- _Task_
Exactly and only the lines from the one containing "Reproduce this chart with matplotlib." through the one containing "ax = fig.add_axes([0.113, 0.061, 0.898, 0.909])" are to be repeated, both ends included.

Rows from a dataset of charts and code

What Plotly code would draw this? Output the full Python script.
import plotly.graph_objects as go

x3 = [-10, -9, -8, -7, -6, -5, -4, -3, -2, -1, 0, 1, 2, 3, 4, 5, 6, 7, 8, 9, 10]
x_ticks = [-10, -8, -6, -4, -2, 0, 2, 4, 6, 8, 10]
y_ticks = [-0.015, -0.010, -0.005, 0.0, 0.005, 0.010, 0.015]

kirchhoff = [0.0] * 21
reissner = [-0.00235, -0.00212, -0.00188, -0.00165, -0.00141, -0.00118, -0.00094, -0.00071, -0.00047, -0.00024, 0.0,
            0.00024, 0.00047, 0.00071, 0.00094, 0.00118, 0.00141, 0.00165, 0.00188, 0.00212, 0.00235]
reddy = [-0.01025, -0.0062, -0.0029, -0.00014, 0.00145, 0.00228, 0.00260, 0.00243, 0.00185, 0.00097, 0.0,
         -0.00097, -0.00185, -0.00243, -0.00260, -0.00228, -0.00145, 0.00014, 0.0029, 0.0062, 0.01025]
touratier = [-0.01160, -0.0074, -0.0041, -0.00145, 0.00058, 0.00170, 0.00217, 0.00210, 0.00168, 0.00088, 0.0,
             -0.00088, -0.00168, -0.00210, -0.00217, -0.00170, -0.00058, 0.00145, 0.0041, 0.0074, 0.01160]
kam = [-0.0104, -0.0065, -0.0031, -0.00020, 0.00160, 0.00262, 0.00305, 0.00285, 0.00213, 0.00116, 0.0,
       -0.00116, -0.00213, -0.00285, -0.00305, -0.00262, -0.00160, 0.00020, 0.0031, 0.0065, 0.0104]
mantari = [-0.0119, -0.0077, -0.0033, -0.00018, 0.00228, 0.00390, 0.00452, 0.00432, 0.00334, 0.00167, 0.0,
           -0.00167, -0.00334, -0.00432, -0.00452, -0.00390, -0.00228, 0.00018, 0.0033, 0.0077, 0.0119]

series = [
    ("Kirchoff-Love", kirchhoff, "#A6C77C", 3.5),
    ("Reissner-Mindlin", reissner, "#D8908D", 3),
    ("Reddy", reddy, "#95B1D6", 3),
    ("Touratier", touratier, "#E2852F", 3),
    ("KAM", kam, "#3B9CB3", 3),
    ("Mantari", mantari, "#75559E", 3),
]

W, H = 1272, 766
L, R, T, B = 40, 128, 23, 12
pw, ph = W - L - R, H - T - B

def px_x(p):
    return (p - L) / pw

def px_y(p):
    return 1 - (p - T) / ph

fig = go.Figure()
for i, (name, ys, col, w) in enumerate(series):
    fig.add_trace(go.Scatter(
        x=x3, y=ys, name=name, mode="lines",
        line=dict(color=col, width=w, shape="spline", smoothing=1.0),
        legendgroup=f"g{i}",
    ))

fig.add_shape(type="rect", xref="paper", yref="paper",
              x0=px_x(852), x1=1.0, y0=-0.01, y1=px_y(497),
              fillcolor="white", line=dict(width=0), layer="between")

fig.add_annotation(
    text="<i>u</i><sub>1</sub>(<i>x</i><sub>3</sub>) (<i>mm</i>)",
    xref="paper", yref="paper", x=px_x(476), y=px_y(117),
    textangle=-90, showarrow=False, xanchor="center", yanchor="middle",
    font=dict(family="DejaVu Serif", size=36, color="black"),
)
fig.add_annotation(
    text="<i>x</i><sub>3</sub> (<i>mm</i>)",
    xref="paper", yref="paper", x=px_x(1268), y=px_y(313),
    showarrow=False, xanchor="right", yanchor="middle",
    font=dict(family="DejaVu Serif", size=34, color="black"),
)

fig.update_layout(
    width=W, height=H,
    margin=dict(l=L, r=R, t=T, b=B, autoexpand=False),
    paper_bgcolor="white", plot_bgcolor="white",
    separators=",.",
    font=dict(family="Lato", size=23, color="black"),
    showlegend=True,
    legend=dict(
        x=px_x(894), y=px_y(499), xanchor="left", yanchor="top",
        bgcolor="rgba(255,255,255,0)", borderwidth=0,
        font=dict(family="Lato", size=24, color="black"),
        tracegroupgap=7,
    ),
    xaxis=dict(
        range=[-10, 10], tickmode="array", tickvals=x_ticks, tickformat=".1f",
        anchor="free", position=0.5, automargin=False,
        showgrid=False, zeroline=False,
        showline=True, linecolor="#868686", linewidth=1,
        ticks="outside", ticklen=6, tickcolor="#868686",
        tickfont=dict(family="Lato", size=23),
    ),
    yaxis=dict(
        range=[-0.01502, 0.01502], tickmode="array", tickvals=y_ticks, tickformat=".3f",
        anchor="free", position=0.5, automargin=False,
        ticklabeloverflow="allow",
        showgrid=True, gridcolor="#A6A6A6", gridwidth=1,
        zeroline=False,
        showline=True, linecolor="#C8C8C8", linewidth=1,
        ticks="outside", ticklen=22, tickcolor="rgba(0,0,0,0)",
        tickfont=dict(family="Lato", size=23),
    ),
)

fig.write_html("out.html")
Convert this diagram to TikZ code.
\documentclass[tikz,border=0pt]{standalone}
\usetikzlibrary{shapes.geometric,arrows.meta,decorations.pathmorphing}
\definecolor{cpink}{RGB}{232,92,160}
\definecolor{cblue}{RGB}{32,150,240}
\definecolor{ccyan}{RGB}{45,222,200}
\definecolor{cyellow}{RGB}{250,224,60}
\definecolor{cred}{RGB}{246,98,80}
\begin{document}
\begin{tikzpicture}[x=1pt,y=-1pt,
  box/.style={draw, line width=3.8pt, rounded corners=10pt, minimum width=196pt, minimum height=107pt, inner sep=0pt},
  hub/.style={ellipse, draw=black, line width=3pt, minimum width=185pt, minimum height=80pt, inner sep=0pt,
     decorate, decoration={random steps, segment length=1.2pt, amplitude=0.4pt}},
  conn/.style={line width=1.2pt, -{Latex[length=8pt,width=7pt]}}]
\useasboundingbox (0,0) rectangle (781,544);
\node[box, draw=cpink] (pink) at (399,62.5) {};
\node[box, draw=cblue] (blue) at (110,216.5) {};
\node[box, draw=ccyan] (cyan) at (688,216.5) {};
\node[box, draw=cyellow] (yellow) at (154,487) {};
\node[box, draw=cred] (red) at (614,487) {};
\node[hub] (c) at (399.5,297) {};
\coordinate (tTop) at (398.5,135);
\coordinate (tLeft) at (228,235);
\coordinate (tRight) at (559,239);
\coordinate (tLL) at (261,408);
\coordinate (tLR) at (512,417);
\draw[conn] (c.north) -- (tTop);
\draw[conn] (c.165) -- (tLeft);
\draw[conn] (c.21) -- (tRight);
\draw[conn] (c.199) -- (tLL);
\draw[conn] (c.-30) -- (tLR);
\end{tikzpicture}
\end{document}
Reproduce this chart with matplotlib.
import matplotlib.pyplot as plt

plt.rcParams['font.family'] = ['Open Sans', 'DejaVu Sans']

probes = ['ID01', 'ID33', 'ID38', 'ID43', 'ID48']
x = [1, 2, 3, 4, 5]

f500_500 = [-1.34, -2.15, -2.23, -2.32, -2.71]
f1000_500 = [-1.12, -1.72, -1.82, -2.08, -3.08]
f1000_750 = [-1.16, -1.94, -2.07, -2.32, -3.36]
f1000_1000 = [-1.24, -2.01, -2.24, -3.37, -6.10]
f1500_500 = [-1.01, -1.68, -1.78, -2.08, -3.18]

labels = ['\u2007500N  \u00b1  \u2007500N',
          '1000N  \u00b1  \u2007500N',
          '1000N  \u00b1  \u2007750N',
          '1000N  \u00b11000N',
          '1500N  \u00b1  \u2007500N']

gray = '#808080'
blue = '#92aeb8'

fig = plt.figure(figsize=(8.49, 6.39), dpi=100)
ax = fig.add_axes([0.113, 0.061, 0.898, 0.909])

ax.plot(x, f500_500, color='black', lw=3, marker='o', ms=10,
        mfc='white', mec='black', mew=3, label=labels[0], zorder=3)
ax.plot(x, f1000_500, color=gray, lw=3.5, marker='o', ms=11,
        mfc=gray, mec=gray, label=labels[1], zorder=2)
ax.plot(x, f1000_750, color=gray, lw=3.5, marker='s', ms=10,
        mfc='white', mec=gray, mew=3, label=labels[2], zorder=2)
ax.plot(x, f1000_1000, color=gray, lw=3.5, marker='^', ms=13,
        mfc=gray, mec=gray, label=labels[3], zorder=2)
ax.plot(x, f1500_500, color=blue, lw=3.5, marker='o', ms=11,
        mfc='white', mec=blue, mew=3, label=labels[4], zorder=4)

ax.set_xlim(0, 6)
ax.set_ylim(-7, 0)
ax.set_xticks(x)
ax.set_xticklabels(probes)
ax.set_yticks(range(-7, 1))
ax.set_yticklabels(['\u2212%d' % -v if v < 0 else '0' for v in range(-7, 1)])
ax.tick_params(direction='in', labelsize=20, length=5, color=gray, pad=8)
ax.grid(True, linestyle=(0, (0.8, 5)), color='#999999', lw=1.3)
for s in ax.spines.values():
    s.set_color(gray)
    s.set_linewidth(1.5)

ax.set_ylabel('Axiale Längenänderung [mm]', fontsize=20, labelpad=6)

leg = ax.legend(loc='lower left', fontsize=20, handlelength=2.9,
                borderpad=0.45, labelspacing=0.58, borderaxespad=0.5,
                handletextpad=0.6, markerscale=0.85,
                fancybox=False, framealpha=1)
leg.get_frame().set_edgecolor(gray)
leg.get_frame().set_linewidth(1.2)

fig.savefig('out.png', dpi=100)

- _Completed task_
Reproduce this chart with matplotlib.
import matplotlib.pyplot as plt

plt.rcParams['font.family'] = ['Open Sans', 'DejaVu Sans']

probes = ['ID01', 'ID33', 'ID38', 'ID43', 'ID48']
x = [1, 2, 3, 4, 5]

f500_500 = [-1.34, -2.15, -2.23, -2.32, -2.71]
f1000_500 = [-1.12, -1.72, -1.82, -2.08, -3.08]
f1000_750 = [-1.16, -1.94, -2.07, -2.32, -3.36]
f1000_1000 = [-1.24, -2.01, -2.24, -3.37, -6.10]
f1500_500 = [-1.01, -1.68, -1.78, -2.08, -3.18]

labels = ['\u2007500N  \u00b1  \u2007500N',
          '1000N  \u00b1  \u2007500N',
          '1000N  \u00b1  \u2007750N',
          '1000N  \u00b11000N',
          '1500N  \u00b1  \u2007500N']

gray = '#808080'
blue = '#92aeb8'

fig = plt.figure(figsize=(8.49, 6.39), dpi=100)
ax = fig.add_axes([0.113, 0.061, 0.898, 0.909])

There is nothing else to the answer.